Heimweh

Gestern habe ich von einer jungen deutschen Sängerin gehört, die in Indien ein Megastar ist, und als ich mir ein paar Bilder von ihr dort anschaute, erfasste mich so ein Heimweh. Tausende von Inder:innen wiegten sich mit ihren Kindern auf dem Arm zum sehr schönen Gesang dieser jungen Frau, die Narendra Modi einmal ‚die deutsche Tochter Indiens‘ nannte, was mich erstaunt hat, lehnt er doch außer ‚Hindutva‘ (eine politische Ideologie) alles ab, außer, wenn es um Geld und Macht geht. Die Sängerin ist von Geburt aus blind, und soll das absolute Gehör haben, was sicherlich die indischen Ohren erfreut, die ziemlich viel kosmisch und künstlerisch Hochqualifiziertes gewohnt sind. Kosmisch deshalb, weil der ganze verfügbare Raum noch von Göttern bewohnt ist, wodurch das Gefühl der Nähe zwischen dem Menschen und dem ‚Göttlichen‘ ganz von den Einzelnen abhängt, denn der Zugang wird weitgehend gefördert und keinem verwehrt. Doch gibt es auch da natürlich Bedingungen, die einem klugen Leben als Schaltstellen dienen, zwischen denen man sich großzügig und weiträumig bewegen kann, eben dem eigenen Anspruch gemäß. Die Systeme sehen von außen immer anders aus, als sie wirklich sind.

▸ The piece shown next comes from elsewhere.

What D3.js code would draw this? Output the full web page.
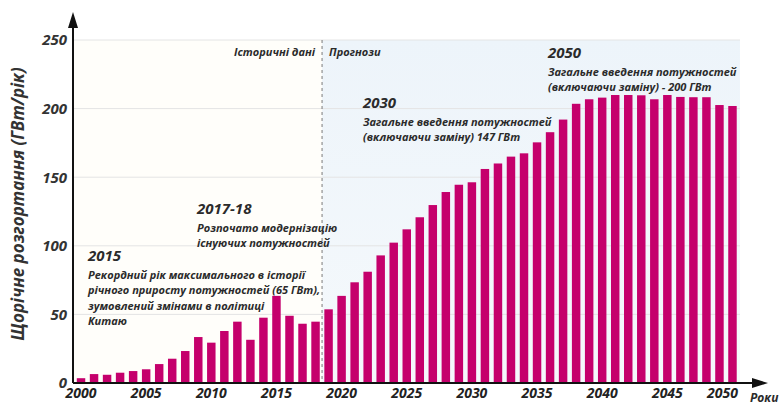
<!DOCTYPE html>
<html><head><meta charset="utf-8">
<script src="https://cdn.jsdelivr.net/npm/d3@7"></script>
<style>
body{margin:0;background:#fff;}
svg{display:block;font-family:"Open Sans","Noto Sans",sans-serif;}
</style></head>
<body><svg id="c" width="781" height="405"></svg>
<script>
const years = d3.range(2000, 2051);
const values = [3.5,6.5,6,7.5,8.7,10,13.8,17.7,23.3,33.5,29.4,37.9,44.7,31.5,47.6,63.5,49,43.2,44.7,
  53.7,63.5,73.4,81.1,93,102.3,112,120.8,129.7,139.2,144.5,146.3,156,160,165,167.4,175.4,182.8,192,203.5,
  206.8,208,209.9,209.9,209.7,206.8,209.9,208.5,208.3,208.3,202.6,201.9];
const yTicks = [0,50,100,150,200,250];
const xTicks = [2000,2005,2010,2015,2020,2025,2030,2035,2040,2045,2050];
const lastHistorical = 2018;
const yTitle = "Щорічне розгортання (ГВт/рік)";
const xTitle = "Роки";
const annotations = [
  {head:"2015", lines:["Рекордний рік максимального в історії","річного приросту потужностей (65 ГВт),","зумовлений змінами в політиці","Китаю"], x:88, y:255},
  {head:"2017-18", lines:["Розпочато модернізацію","існуючих потужностей"], x:197, y:208},
  {head:"2030", lines:["Загальне введення потужностей","(включаючи заміну) 147 ГВт"], x:363, y:102},
  {head:"2050", lines:["Загальне введення потужностей","(включаючи заміну) - 200 ГВт"], x:548, y:52}
];

const svg = d3.select("#c");
const x0 = 73, yBase = 383;
const x = d3.scaleBand().domain(years).range([74.5, 739]).paddingInner(0.35).paddingOuter(0.175);
const y = d3.scaleLinear().domain([0, 250]).range([383, 40]);
const step = x.step();
const splitX = x(lastHistorical) + x.bandwidth() + (step - x.bandwidth())/2;
const rightX = 740;

// backgrounds
const defs = svg.append("defs");
const g1 = defs.append("linearGradient").attr("id","fc").attr("x1",0).attr("y1",0).attr("x2",0).attr("y2",1);
g1.append("stop").attr("offset","0%").attr("stop-color","#edf4fa");
g1.append("stop").attr("offset","100%").attr("stop-color","#f5f9fc");
svg.append("rect").attr("x", x0).attr("y", y(250)).attr("width", splitX - x0).attr("height", yBase - y(250)).attr("fill", "#fffefa");
svg.append("rect").attr("x", splitX).attr("y", y(250)).attr("width", rightX - splitX).attr("height", yBase - y(250)).attr("fill", "url(#fc)");

// gridlines
svg.append("g").selectAll("line").data(yTicks.filter(d=>d>0)).join("line")
  .attr("x1", x0).attr("x2", rightX).attr("y1", d=>y(d)).attr("y2", d=>y(d))
  .attr("stroke", "#e4e4e4").attr("stroke-width", 1);

// bars
svg.append("g").selectAll("rect").data(years).join("rect")
  .attr("x", d=>x(d)).attr("width", x.bandwidth())
  .attr("y", (d,i)=>y(values[i])).attr("height", (d,i)=>yBase - y(values[i]))
  .attr("fill", "#c5006c");

// dashed separator
svg.append("line").attr("x1", splitX).attr("x2", splitX).attr("y1", y(250)).attr("y2", yBase)
  .attr("stroke", "#7a7a7a").attr("stroke-width", 1).attr("stroke-dasharray", "3,3");

const txtStyle = s => s.attr("font-style","italic").attr("font-weight","bold").attr("fill","#2b2b2b");

svg.append("text").attr("x", splitX - 7).attr("y", 56).attr("text-anchor","end").attr("font-size", 11)
  .text("Історичні дані").call(txtStyle);
svg.append("text").attr("x", splitX + 7).attr("y", 56).attr("font-size", 11)
  .text("Прогнози").call(txtStyle);

// y axis
const yAxis = d3.axisLeft(y).tickValues(yTicks).tickSize(0).tickPadding(6);
const ya = svg.append("g").attr("transform", `translate(${x0},0)`).call(yAxis);
ya.select(".domain").remove();
ya.selectAll("text").attr("font-size", 15).attr("font-family","\"Open Sans\",sans-serif").call(txtStyle).attr("fill","#333");

// x axis
const xAxis = d3.axisBottom(x).tickValues(xTicks).tickSize(0).tickPadding(5);
const xa = svg.append("g").attr("transform", `translate(0,${yBase})`).call(xAxis);
xa.select(".domain").remove();
xa.selectAll("text").attr("font-size", 14).attr("font-family","\"Open Sans\",sans-serif").call(txtStyle).attr("fill","#222")
  .attr("dx", d => d === 2050 ? -10 : 0);

// axis lines with arrows
svg.append("line").attr("x1", x0).attr("x2", x0).attr("y1", yBase).attr("y2", 22).attr("stroke","#111").attr("stroke-width",2);
svg.append("path").attr("d", `M${x0-5},28 L${x0},12 L${x0+5},28 Z`).attr("fill","#111");
svg.append("line").attr("x1", x0).attr("x2", 758).attr("y1", yBase).attr("y2", yBase).attr("stroke","#111").attr("stroke-width",2);
svg.append("path").attr("d", `M752,${yBase-5} L768,${yBase} L752,${yBase+5} Z`).attr("fill","#111");

svg.append("text").attr("x", 750).attr("y", 402).attr("font-size", 12).text(xTitle).call(txtStyle);

svg.append("text").attr("transform", "translate(24,204) rotate(-90)").attr("text-anchor","middle")
  .attr("font-size", 17).text(yTitle).call(txtStyle).attr("fill","#333");

// annotations
annotations.forEach(a => {
  const g = svg.append("g");
  g.append("text").attr("x", a.x).attr("y", a.y + 6).attr("font-size", 15).text(a.head).call(txtStyle);
  a.lines.forEach((l, i) => {
    g.append("text").attr("x", a.x).attr("y", a.y + 24 + i*15.3).attr("font-size", 11).text(l).call(txtStyle);
  });
});
</script></body></html>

Erst, wenn es einem möglich ist oder es ist einfach Teil des eigenen Schicksals, sich in das tiefe Verständnis einer anderen Kultur hineinzubewegen, man dann dort auch soweit zugelassen wird, dass man sich selbst begegnen kann. Und erstaunt ist, wie der Mensch sich doch gleicht in Essenz, nur in andere Formen und Farben und Gewänder gehüllt, und immer gleichzeitig beschäftigt damt, dem eigenen Geheimnis auf die Spur zu kommen. Wie armselig käme mir doch mein Leben vor, hätte ich nicht jahrelang teilnehmen können an ihrem ungeheuren Maß an Vorstellungskraft, die nach unten und nach oben keinerlei Grenze zulässt. Deswegen wuste ich auch, dass finsterste Zeiten kommen, in denen das Hellste wie ausgelöscht scheint. Aber nein, es ist da, wir nennen es die Aufklärung, die ja erst durch den Druck ihre Wirkung entfaltet.